Côte d'Azure, bütün güzellikleriyle sizin içinizi gıcıklamaya başlıyor bundan sonra. Aslında küçük bir şehir olmasına karşın film festivaliyle ünlenen Cannes, güzergâh üzerindeki ilgi çekici yerlerden birincisi. Kırmızı halı üzerinde yürüyebilir, ünlü oyuncuların el izlerini içeren yer döşemelerina göz atabilir ve çevredeki gerçekten huzurlu ve güzel kafelerde bir şeyler içebilirsiniz. Hatta vakit varsa, şehrin açık plajlarından denize girip Fransız Rivierası'nın tadını çıkarmak da mümkün.

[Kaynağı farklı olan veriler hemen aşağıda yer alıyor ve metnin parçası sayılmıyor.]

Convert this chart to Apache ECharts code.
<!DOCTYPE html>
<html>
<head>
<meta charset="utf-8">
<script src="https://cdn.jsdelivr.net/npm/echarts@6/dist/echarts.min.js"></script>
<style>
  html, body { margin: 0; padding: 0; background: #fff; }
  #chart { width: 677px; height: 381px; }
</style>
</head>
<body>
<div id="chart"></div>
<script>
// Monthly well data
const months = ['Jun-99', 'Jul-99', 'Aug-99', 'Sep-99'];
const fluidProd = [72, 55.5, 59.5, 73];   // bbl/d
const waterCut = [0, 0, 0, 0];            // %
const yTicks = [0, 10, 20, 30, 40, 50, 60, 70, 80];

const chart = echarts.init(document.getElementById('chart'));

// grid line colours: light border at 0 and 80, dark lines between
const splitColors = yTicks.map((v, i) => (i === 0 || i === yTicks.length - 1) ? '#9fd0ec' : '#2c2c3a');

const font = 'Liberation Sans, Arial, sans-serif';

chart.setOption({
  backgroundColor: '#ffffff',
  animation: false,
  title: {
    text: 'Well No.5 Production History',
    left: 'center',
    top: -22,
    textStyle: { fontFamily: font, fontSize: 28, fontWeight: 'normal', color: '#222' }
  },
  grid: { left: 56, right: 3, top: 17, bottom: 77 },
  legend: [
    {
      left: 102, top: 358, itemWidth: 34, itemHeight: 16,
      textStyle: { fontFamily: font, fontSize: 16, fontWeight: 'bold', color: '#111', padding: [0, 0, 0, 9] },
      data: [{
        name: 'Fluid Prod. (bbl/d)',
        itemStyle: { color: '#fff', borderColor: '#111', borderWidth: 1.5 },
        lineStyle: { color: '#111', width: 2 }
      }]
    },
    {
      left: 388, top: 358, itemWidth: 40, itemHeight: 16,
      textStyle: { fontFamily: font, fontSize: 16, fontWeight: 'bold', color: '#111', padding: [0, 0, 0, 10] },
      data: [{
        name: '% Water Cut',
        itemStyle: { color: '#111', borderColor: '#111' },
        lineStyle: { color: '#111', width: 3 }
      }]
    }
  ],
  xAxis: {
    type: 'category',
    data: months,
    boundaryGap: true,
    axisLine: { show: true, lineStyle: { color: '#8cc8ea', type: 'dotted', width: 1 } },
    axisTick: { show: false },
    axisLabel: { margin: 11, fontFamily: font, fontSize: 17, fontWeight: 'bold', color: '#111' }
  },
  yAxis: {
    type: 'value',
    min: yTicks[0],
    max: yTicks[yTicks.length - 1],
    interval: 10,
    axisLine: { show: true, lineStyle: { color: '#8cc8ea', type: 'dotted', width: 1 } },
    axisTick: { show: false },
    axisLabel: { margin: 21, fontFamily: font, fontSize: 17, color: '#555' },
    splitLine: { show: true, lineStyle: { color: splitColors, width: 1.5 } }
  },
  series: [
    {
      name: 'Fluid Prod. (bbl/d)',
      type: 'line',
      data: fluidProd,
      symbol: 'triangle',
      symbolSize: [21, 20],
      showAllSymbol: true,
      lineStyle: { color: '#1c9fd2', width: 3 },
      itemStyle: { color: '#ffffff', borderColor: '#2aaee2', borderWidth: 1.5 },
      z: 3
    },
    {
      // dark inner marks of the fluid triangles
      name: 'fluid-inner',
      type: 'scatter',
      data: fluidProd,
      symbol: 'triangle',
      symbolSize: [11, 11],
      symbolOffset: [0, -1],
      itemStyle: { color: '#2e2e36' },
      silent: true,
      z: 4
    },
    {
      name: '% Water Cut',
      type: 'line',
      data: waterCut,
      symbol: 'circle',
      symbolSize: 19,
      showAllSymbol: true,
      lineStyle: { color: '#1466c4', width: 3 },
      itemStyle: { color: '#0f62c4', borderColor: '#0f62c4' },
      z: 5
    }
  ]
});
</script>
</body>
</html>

Çoğunlukla tur programlarına alınmayıp, ayrı bir gezi olarak sunulan St. Paul de Vence turuna katılmanızı, hararetle öneririm. Burası, Fransa'nın en eski ortaçağ şehirlerinden biri ve o eski tarihi dokusunu bütünüyle koruyor. Taş binaların arasındaki daracık otantik sokaklarda geziyor ve çiçeklerle, sarmaşıklarla kaplı evlere hayranlıkla bakarak şehrin küçük ama çok şık restoranlarında yemek yeme keyfini yaşıyorsunuz. Elbette, St. Paul de Vence'ı daha da önemli kılan özelliği, ülkenin çağdaş sanat merkezlerinden biri olması. Atölyeler, sergiler, sanat malzemesi satan dükkanlar... Büyüleneceksiniz, o kadar söyleyeyim.

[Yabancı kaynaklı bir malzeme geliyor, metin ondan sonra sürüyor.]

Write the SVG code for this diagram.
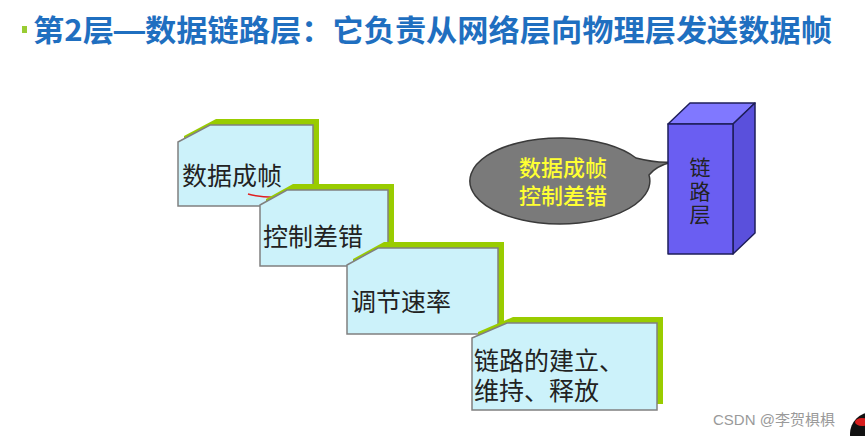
<svg xmlns="http://www.w3.org/2000/svg" width="865" height="436" viewBox="0 0 865 436">
<style>
.cjk{font-family:"Noto Sans CJK SC","Noto Sans",sans-serif}
.title{font-size:30px;font-weight:bold;fill:#1f6fc0}
.shadow{fill:#99cc00}
.card{fill:#ccf2fa;stroke:#808080;stroke-width:1.5}
.lbl{font-size:25px;fill:#222}
.bub{font-size:22px;fill:#ffff33;font-weight:500}
.blk{stroke:#1e1e5a;stroke-width:1.5;stroke-linejoin:round}
.vt{font-size:21px;fill:#222}
.wm{font-family:"Liberation Sans","Noto Sans CJK SC",sans-serif;font-size:15px;fill:#9a9a9a}
</style>
<rect width="865" height="436" fill="#ffffff"/>
<g id="title">
<rect x="22" y="26" width="5" height="7" fill="#99cc33"/>
<text class="cjk title" x="33" y="41" textLength="799" lengthAdjust="spacingAndGlyphs">第2层<tspan font-family="Liberation Sans">—</tspan>数据链路层：它负责从网络层向物理层发送数据帧</text>
</g>
<g id="step1">
<path class="shadow" d="M184,136 L216,119 L319,119 L319,199 L184,199 Z"/>
<path class="card" d="M178,142 L210,125 L313,125 L313,206 L178,206 Z"/>
<text class="cjk lbl" x="182" y="185">数据成帧</text>
<path d="M248,194 Q262,198 282,197" fill="none" stroke="#e02020" stroke-width="1.5"/>
</g>
<g id="step2">
<path class="shadow" d="M266,199 L293,184 L394,184 L394,260 L266,260 Z"/>
<path class="card" d="M260,205 L287,190 L388,190 L388,266 L260,266 Z"/>
<text class="cjk lbl" x="263" y="246">控制差错</text>
</g>
<g id="step3">
<path class="shadow" d="M353,259 L384,242 L504,242 L504,328 L353,328 Z"/>
<path class="card" d="M347,265 L378,248 L498,248 L498,334 L347,334 Z"/>
<text class="cjk lbl" x="351" y="311">调节速率</text>
</g>
<g id="step4">
<path class="shadow" d="M478,332 L513,317 L663,317 L663,404 L478,404 Z"/>
<path class="card" d="M472,338 L507,323 L657,323 L657,410 L472,410 Z"/>
<text class="cjk lbl"><tspan x="474" y="370">链路的建立、</tspan><tspan x="474" y="400">维持、释放</tspan></text>
</g>
<g id="bubble">
<path d="M636,158 Q655,163 672,162 Q656,166 649,175 A90,43 0 1 1 636,158 Z" fill="#7a7a7a" stroke="#3a3a3a" stroke-width="1.5"/>
<text class="cjk bub" text-anchor="middle"><tspan x="563" y="176">数据成帧</tspan><tspan x="563" y="204">控制差错</tspan></text>
</g>
<g id="block">
<polygon class="blk" points="668,124 690,103 755,103 733,124" fill="#8078ff"/>
<polygon class="blk" points="733,124 755,103 755,233 733,254" fill="#5a50dc"/>
<rect class="blk" x="668" y="124" width="65" height="130" fill="#6a5ef2"/>
<text class="cjk vt" text-anchor="middle"><tspan x="700" y="175">链</tspan><tspan x="700" y="199">路</tspan><tspan x="700" y="222">层</tspan></text>
</g>
<g id="watermark">
<text class="wm" x="713" y="425">CSDN @李贺椇椇</text>
<circle cx="872" cy="434" r="22" fill="#111"/>
<ellipse cx="862" cy="422" rx="7" ry="4" fill="#d81e1e"/>
</g>
</svg>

Geliyoruz, majör duraklarımızdan biri olan Nice'e. Uzuuuuun bir kıyı şeridiyle Akdeniz'in en keyifli sahillerinden birine sahip olan Nice, Fransa'nın yedinci en kalabalık şehri. (Bu "uzuuuun"daki u'ların fazlalığının nedenini, şehri gezince anlayacaksınız.) Bu nedenle, epeyce kozmopolit bir yapısı var; Kuzey Afrika kökenli Fransızlar, önemli bir kesimi oluşturuyor. Hem gündüz hem de gece, sahil son derece hareketli ve ışıl ışıl; şehirde parklar ve yeşil alanlar da bir hayli fazla ve kent yapısı çok güzel planlanmış. Çoğunlukla, herhangi bir ulaşım aracına gerek duymadan görülebilecek bütün güzel yerleri yürüyerek dolaşabilirsiniz. Promenade des Anglais, yani "İngiliz Yürüyüş Yolu" adıyla bilinen bulvar, kıyı boyunca kilometrelerce uzanıyor.

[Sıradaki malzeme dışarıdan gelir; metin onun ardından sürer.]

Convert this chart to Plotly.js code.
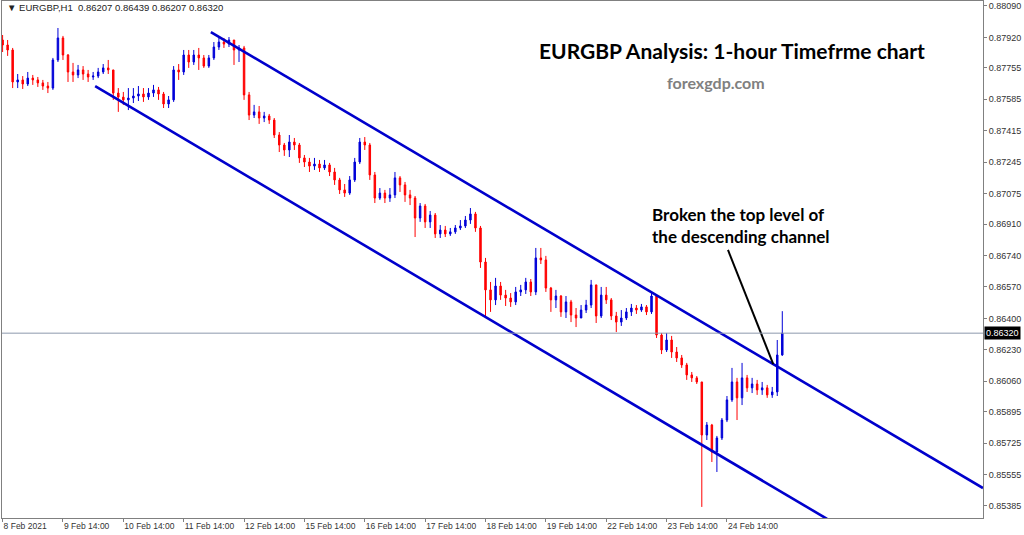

Şehir, Marsilya'daki Foçalı Yunan kolonistler tarafından yaklaşık 2400 yıl önce kurulmuş ve Yunan mitolojisindeki zafer tanrıçası Nike'nin adı verilmiş. Bugün, Nice La Belle diye anılıyor genellikle, yani Güzel Nice. Şehirdeki pırıl pırıl temiz havanın yarattığı ışık ve renkler, Marc Chagall ve Henri Matisse gibi ünlü ressamları derinden etkilemiş.


Place Masséna, sahil şeridine yakın en büyük meydanlardan biri. Etkileyici bir Apollon heykelinin yer aldığı bu meydan Nice'in ünlü festival ve konserlerine de ev sahipliği yapıyor. Ayrıca, ulaşım ağının da merkez noktalarından biri. "Eski Kent",  Promenade des Anglais ve şehrin görülmeye değer yerlerinden Jardin Albert 1er bu meydana yürüyerek iki dakika uzaklıkta. Mimarisiyle dikkat çeken ve İtalyan izleri taşıyan Garibaldi Meydanı da görülmeye değer yerler arasında. İtalya'nın birliğini sağlayan Giuseppe Garibaldi'nin adı, meydana 1870 yılında verilmiş. Bundan önce Silahlar Meydanı, Napoleon Meydanı, Cumhuriyet Meydanı gibi adlarla anılmış. Nice kenti İtalya birliğiyle müttefik olduğunda Garibaldi için meydana büyük bir anıt dikilmiş ve isim değişikliği yapılmış.


Eski Kent'in merkezindeki Place Rosetti'de geleneksel restoran ve publarda şehrin keyfini çıkarabilir ve etkileyici yapılardan Sainte-Réparate Katedrali'ni gezebilirsiniz. Eğer gece vakti uğrarsanız, meydanın ışıklandırması sizi büyüleyecek. Ayrıca Cours Saleya'daki günlük çiçek pazarında keyifle dolaşabilir ve Gotik mimarinin en güzel örneklerinden biri olan Notre Dame de Nice'i ziyaret edebilirsiniz. Bir Côte d'Azure paket turu içinde yalnızca üç gün ayrılan Nice'i gezmek için bu süre elbette yetmeyecek ama damağınızda kalan tadıyla bu güzel Akdeniz kentine bir daha gelmek için kafanızda planlar yapmaya başlayacaksınız. Bu turun devamında, paketlerde San Remo, Milano, Como Gölü ve Lugano da yer alıyor ama onlar başka bir yazıya kalsın, çünkü başlı başına ayrıca ele alınmayı hak ediyorlar.